= Empire State League (1987) =

The Empire State League was an independent baseball league that operated for two seasons, the first on Long Island, the second on Staten Island.

The inaugural season began on July 2, 1987 and concluded on August 22, 1987. The league was founded by literary agent Jay Acton and Eric Margenau. The pair also owned several affiliated minor league baseball clubs in the New York–Penn League. The league sought to draw attention in the busy New York sports market by hiring four African American as managers. They were former major leaguers Paul Blair and George Scott as well as Bernardo Leonard and Brian Flood, nephew of major-leaguer Curt Flood. Scott's son, Dion Williams, a former minor leaguer, also played in the league for his father.

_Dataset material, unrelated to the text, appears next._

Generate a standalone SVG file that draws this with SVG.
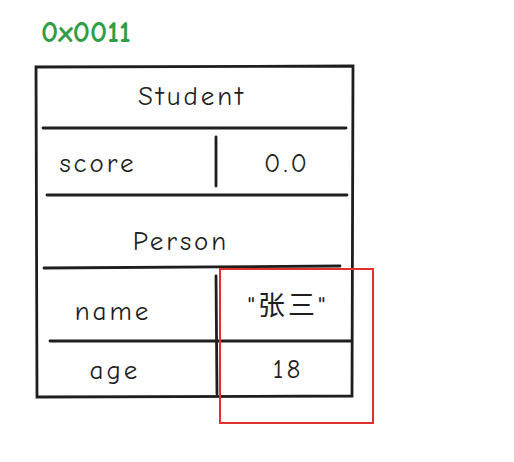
<svg xmlns="http://www.w3.org/2000/svg" width="514" height="462" viewBox="0 0 514 462">
<style>
.ln{stroke:#1e1e1e;stroke-width:2.8;fill:none;stroke-linecap:round}
.t{font-family:"Comic Neue","Liberation Sans","Noto Sans CJK SC",sans-serif;font-size:27px;letter-spacing:3px;fill:#1e1e1e;text-anchor:middle}
</style>
<rect width="514" height="462" fill="#ffffff"/>
<text id="addr" x="41" y="42" style="font-family:'Comic Neue','Liberation Sans',sans-serif;font-size:30px;font-weight:bold;letter-spacing:0px;fill:#2f9e44">0x0011</text>
<g id="object">
<path class="ln" d="M36 67 L353 66 L352 396 L37 397 Z" stroke-width="3"/>
</g>
<g id="connectors">
<path class="ln" d="M43 128 L346 128"/>
<path class="ln" d="M47 195 L347 195"/>
<path class="ln" d="M44 268 L340 266"/>
<path class="ln" d="M50 341 L351 341"/>
<path class="ln" d="M216 137 L216 186"/>
<path class="ln" d="M216 276 L217 394"/>
</g>
<g id="student"><text class="t" x="192" y="105">Student</text></g>
<g id="score"><text class="t" x="98" y="172">score</text><text class="t" x="287" y="172">0.0</text></g>
<g id="person"><text class="t" x="181" y="250">Person</text></g>
<g id="name"><text class="t" x="113" y="320">name</text><text class="t" x="288" y="315">"张三"</text></g>
<g id="age"><text class="t" x="115" y="379">age</text><text class="t" x="288" y="378">18</text></g>
<g id="highlight"><rect x="220" y="269" width="153" height="154" fill="none" stroke="#e03131" stroke-width="2"/></g>
</svg>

The four teams in the league took their names from Long Island's fishing industry. They were the Diggers (managed by Scott), the Reapers (managed by Leonard), the Whalers (managed by Flood) and the Sound (managed by Blair). About two weeks into the season, Flood was replaced by Mike DeSola.

The teams played 50 games in 50 days at Long Island's Hofstra University. The players were drawn from colleges across the United States and were paid $350 per month. The rosters included Joe Charno, Fairfield; Scott Waserfall, Fordham; Ron Brown, Cornell; Dave DePaul, Davidson; Tim Simms, Alabama; Jude Rinaldi, Troy State, Greg Polli, Hofstra; John Bilello, Hofstra; Vic Crema, Adelphi; Bobby Cassidy, Post; Mike Gianfrancesco, Post; Matt Dimakos, Buffalo; Keith Locklear, New York Tech; Paul DiGregorio, St. John's.

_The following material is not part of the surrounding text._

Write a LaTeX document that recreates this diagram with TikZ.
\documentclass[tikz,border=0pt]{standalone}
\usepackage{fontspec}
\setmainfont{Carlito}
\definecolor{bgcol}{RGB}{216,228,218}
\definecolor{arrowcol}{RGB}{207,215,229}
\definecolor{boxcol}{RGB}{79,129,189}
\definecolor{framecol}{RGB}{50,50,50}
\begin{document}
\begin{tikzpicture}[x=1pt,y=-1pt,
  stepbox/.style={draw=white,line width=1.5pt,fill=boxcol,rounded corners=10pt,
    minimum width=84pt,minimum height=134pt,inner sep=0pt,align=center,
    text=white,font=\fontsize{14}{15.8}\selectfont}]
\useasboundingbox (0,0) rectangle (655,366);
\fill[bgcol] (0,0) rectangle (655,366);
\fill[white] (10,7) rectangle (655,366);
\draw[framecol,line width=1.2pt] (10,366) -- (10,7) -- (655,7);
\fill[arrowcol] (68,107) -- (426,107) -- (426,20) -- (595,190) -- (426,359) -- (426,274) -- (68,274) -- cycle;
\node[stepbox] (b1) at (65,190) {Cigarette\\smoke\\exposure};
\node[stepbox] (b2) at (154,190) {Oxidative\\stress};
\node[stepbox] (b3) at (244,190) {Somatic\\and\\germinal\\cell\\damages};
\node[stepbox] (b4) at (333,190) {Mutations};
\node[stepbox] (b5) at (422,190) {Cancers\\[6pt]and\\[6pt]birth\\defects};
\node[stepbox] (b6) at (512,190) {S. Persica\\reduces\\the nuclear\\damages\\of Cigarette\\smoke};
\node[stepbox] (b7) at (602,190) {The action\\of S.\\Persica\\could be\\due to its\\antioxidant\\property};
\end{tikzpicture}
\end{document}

Acton, and his co-owner, Fraser Scott, the former middleweight boxer, signed two players from the Empire State League to the Watertown Pirates, of the NY-Penn League—Matt Dimakos and Pat Crosby. Later in the season, the San Jose Bees, of the California State League, signed a slew of players from the Empire State League, including Polli, Bilello, Rinaldo and Joe Mancini, who played three additional years in the minors.

Closed-league tryouts headed by Blair and Scott were held in the New York and New Jersey areas for prospective talent. Standouts included John Blum (Concordia College), Joseph Ferrara (Concordia College) and Tony Tunno (Hofstra University) who threw upwards of 93 mph. Tunno and Ferrara were up and coming but injuries shortened their careers.

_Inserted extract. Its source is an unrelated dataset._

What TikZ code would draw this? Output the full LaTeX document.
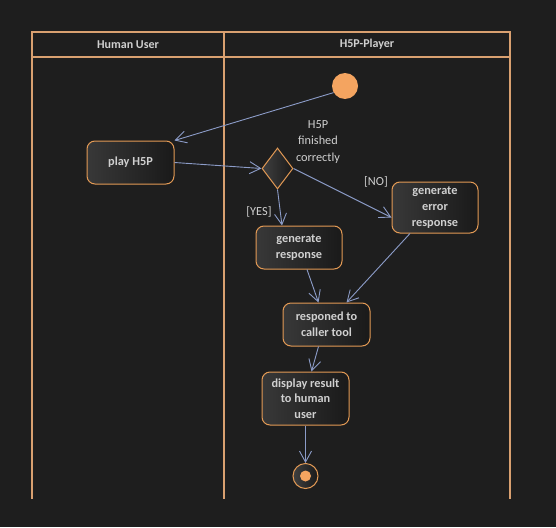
\documentclass[tikz,border=0pt]{standalone}
\usepackage{fontspec}
\setmainfont{Carlito}
\usetikzlibrary{arrows.meta,shapes.geometric}
\definecolor{bg}{HTML}{1E1E1E}
\definecolor{lane}{HTML}{D9A070}
\definecolor{obord}{HTML}{E39A55}
\definecolor{ofill}{HTML}{F4A460}
\definecolor{txt}{HTML}{D0D0D0}
\definecolor{edge}{HTML}{8C9CC8}
\tikzset{
  x=1pt,y=-1pt,
  lanel/.style={draw=lane,line width=1.3pt},
  act/.style={draw=obord,line width=1pt,rounded corners=8pt,left color=black!78,right color=black!90,
    text=txt,font=\bfseries\fontsize{12.3}{15.7}\selectfont,align=center,inner sep=0pt},
  dec/.style={draw=obord,line width=1pt,diamond,aspect=0.76,left color=black!75,right color=black!90,
    minimum width=31pt,minimum height=41pt,inner sep=0pt},
  flow/.style={draw=edge,line width=0.9pt,-{Straight Barb[length=11pt,width=12pt,line width=0.9pt]}},
  lbl/.style={text=txt,font=\fontsize{12.3}{16.5}\selectfont,align=center,inner sep=0pt},
  hdr/.style={text=txt,font=\bfseries\fontsize{12}{14}\selectfont,inner sep=0pt}
}
\begin{document}
\begin{tikzpicture}
\fill[bg] (0,0) rectangle (556,527);
\useasboundingbox (0,0) rectangle (556,527);
% swimlanes
\draw[lanel] (32,499) -- (32,32) -- (510,32) -- (510,499);
\draw[lanel] (32,57) -- (510,57);
\draw[lanel] (224,32) -- (224,499);
\node[hdr] (h1) at (128,44.5) {Human User};
\node[hdr] (h2) at (367,44.5) {H5P-Player};
% nodes
\node[circle,fill=ofill,minimum size=26pt,inner sep=0pt] (start) at (345,86) {};
\node[act,minimum width=87pt,minimum height=43pt] (play) at (130.5,162.5) {play H5P};
\node[dec] (d) at (277.5,168.5) {};
\node[lbl] (q) at (318,142) {H5P\\finished\\correctly};
\node[act,minimum width=86pt,minimum height=51pt] (err) at (435,207.5) {generate\\error\\response};
\node[act,minimum width=86pt,minimum height=43pt] (gen) at (299,247.5) {generate\\response};
\node[act,minimum width=87pt,minimum height=43pt] (resp) at (326.5,324.5) {responed to\\caller tool};
\node[act,minimum width=87pt,minimum height=53pt] (disp) at (305.5,398.5) {display result\\to human\\user};
\node[circle,draw=obord,line width=1pt,left color=black!75,right color=black!90,minimum size=25pt,inner sep=0pt] (end) at (305.5,476) {};
\node[circle,fill=ofill,minimum size=11pt,inner sep=0pt] (endin) at (305.5,476) {};
\node[lbl] (no) at (376,182) {[NO]};
\node[lbl] (yes) at (259,212) {[YES]};
% edges
\draw[flow] (start.210) -- (play.north east);
\draw[flow] (play.east) -- (d.west);
\draw[flow] (d.east) -- ([yshift=-10pt]err.west);
\draw[flow] (d.south) -- ([xshift=-17pt]gen.north);
\draw[flow] ([xshift=8pt]gen.south) -- ([xshift=-8pt]resp.north);
\draw[flow] ([xshift=-25pt]err.south) -- ([xshift=20pt]resp.north);
\draw[flow] ([xshift=-8pt]resp.south) -- ([xshift=6pt]disp.north);
\draw[flow] (disp.south) -- (end.north);
\end{tikzpicture}
\end{document}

The Empire State League, although short in its tenure, drew recognition from some major league organizations.

With much of the talent from the league raided by other minor league teams, the season ended and the Whalers defeated the Diggers for the championships.

1987 Empire State League final standings

- Diggers 28–17
- Reapers 22–23
- Whalers 22–25
- Sound 19–26

The league moved to Staten Island for the 1988 season but folded after only two weeks of competition.